### Information shown:
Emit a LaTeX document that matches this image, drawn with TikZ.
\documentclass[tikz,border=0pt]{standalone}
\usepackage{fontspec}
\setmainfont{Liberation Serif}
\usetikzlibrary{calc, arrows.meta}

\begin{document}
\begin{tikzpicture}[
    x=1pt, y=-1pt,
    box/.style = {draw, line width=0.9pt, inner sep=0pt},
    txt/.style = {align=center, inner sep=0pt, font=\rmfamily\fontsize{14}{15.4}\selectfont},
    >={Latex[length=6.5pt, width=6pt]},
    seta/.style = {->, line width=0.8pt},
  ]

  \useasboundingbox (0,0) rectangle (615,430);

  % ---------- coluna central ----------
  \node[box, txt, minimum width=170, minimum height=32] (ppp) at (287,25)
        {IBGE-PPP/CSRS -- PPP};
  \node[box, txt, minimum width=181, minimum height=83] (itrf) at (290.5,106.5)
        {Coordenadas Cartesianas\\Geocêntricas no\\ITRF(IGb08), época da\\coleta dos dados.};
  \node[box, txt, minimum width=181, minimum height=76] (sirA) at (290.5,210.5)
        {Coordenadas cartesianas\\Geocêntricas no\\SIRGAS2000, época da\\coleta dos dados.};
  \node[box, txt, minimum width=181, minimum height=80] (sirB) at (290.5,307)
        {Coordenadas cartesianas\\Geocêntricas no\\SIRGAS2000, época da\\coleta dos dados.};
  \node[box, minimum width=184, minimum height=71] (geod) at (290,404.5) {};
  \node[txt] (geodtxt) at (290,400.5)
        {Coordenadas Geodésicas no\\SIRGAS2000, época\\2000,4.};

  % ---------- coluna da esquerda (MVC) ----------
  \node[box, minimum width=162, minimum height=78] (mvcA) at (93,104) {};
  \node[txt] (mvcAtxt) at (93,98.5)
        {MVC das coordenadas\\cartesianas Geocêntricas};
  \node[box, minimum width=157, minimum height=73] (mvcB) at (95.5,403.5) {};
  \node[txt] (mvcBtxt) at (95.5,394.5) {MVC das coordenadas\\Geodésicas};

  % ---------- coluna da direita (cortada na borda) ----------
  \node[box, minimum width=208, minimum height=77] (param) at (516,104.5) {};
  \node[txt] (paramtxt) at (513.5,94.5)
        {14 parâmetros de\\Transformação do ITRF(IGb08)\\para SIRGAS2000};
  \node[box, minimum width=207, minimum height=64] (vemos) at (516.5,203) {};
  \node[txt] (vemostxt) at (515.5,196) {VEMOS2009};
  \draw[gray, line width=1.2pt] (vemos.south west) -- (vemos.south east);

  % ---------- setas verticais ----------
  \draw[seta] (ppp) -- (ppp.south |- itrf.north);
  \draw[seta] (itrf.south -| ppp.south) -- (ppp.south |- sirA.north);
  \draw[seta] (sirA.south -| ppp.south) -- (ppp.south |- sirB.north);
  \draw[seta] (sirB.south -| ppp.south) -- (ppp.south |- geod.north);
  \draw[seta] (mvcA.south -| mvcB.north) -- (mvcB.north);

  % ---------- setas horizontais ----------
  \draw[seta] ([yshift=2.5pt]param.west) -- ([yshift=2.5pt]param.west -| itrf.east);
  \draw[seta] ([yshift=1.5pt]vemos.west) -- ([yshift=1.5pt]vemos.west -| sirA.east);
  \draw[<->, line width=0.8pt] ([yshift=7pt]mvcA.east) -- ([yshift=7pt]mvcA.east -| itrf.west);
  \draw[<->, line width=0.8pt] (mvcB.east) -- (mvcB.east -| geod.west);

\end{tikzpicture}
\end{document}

### Goal:
All of the lines above need to be given again exactly.

### Reply:
Emit a LaTeX document that matches this image, drawn with TikZ.
\documentclass[tikz,border=0pt]{standalone}
\usepackage{fontspec}
\setmainfont{Liberation Serif}
\usetikzlibrary{calc, arrows.meta}

\begin{document}
\begin{tikzpicture}[
    x=1pt, y=-1pt,
    box/.style = {draw, line width=0.9pt, inner sep=0pt},
    txt/.style = {align=center, inner sep=0pt, font=\rmfamily\fontsize{14}{15.4}\selectfont},
    >={Latex[length=6.5pt, width=6pt]},
    seta/.style = {->, line width=0.8pt},
  ]

  \useasboundingbox (0,0) rectangle (615,430);

  % ---------- coluna central ----------
  \node[box, txt, minimum width=170, minimum height=32] (ppp) at (287,25)
        {IBGE-PPP/CSRS -- PPP};
  \node[box, txt, minimum width=181, minimum height=83] (itrf) at (290.5,106.5)
        {Coordenadas Cartesianas\\Geocêntricas no\\ITRF(IGb08), época da\\coleta dos dados.};
  \node[box, txt, minimum width=181, minimum height=76] (sirA) at (290.5,210.5)
        {Coordenadas cartesianas\\Geocêntricas no\\SIRGAS2000, época da\\coleta dos dados.};
  \node[box, txt, minimum width=181, minimum height=80] (sirB) at (290.5,307)
        {Coordenadas cartesianas\\Geocêntricas no\\SIRGAS2000, época da\\coleta dos dados.};
  \node[box, minimum width=184, minimum height=71] (geod) at (290,404.5) {};
  \node[txt] (geodtxt) at (290,400.5)
        {Coordenadas Geodésicas no\\SIRGAS2000, época\\2000,4.};

  % ---------- coluna da esquerda (MVC) ----------
  \node[box, minimum width=162, minimum height=78] (mvcA) at (93,104) {};
  \node[txt] (mvcAtxt) at (93,98.5)
        {MVC das coordenadas\\cartesianas Geocêntricas};
  \node[box, minimum width=157, minimum height=73] (mvcB) at (95.5,403.5) {};
  \node[txt] (mvcBtxt) at (95.5,394.5) {MVC das coordenadas\\Geodésicas};

  % ---------- coluna da direita (cortada na borda) ----------
  \node[box, minimum width=208, minimum height=77] (param) at (516,104.5) {};
  \node[txt] (paramtxt) at (513.5,94.5)
        {14 parâmetros de\\Transformação do ITRF(IGb08)\\para SIRGAS2000};
  \node[box, minimum width=207, minimum height=64] (vemos) at (516.5,203) {};
  \node[txt] (vemostxt) at (515.5,196) {VEMOS2009};
  \draw[gray, line width=1.2pt] (vemos.south west) -- (vemos.south east);

  % ---------- setas verticais ----------
  \draw[seta] (ppp) -- (ppp.south |- itrf.north);
  \draw[seta] (itrf.south -| ppp.south) -- (ppp.south |- sirA.north);
  \draw[seta] (sirA.south -| ppp.south) -- (ppp.south |- sirB.north);
  \draw[seta] (sirB.south -| ppp.south) -- (ppp.south |- geod.north);
  \draw[seta] (mvcA.south -| mvcB.north) -- (mvcB.north);

  % ---------- setas horizontais ----------
  \draw[seta] ([yshift=2.5pt]param.west) -- ([yshift=2.5pt]param.west -| itrf.east);
  \draw[seta] ([yshift=1.5pt]vemos.west) -- ([yshift=1.5pt]vemos.west -| sirA.east);
  \draw[<->, line width=0.8pt] ([yshift=7pt]mvcA.east) -- ([yshift=7pt]mvcA.east -| itrf.west);
  \draw[<->, line width=0.8pt] (mvcB.east) -- (mvcB.east -| geod.west);

\end{tikzpicture}
\end{document}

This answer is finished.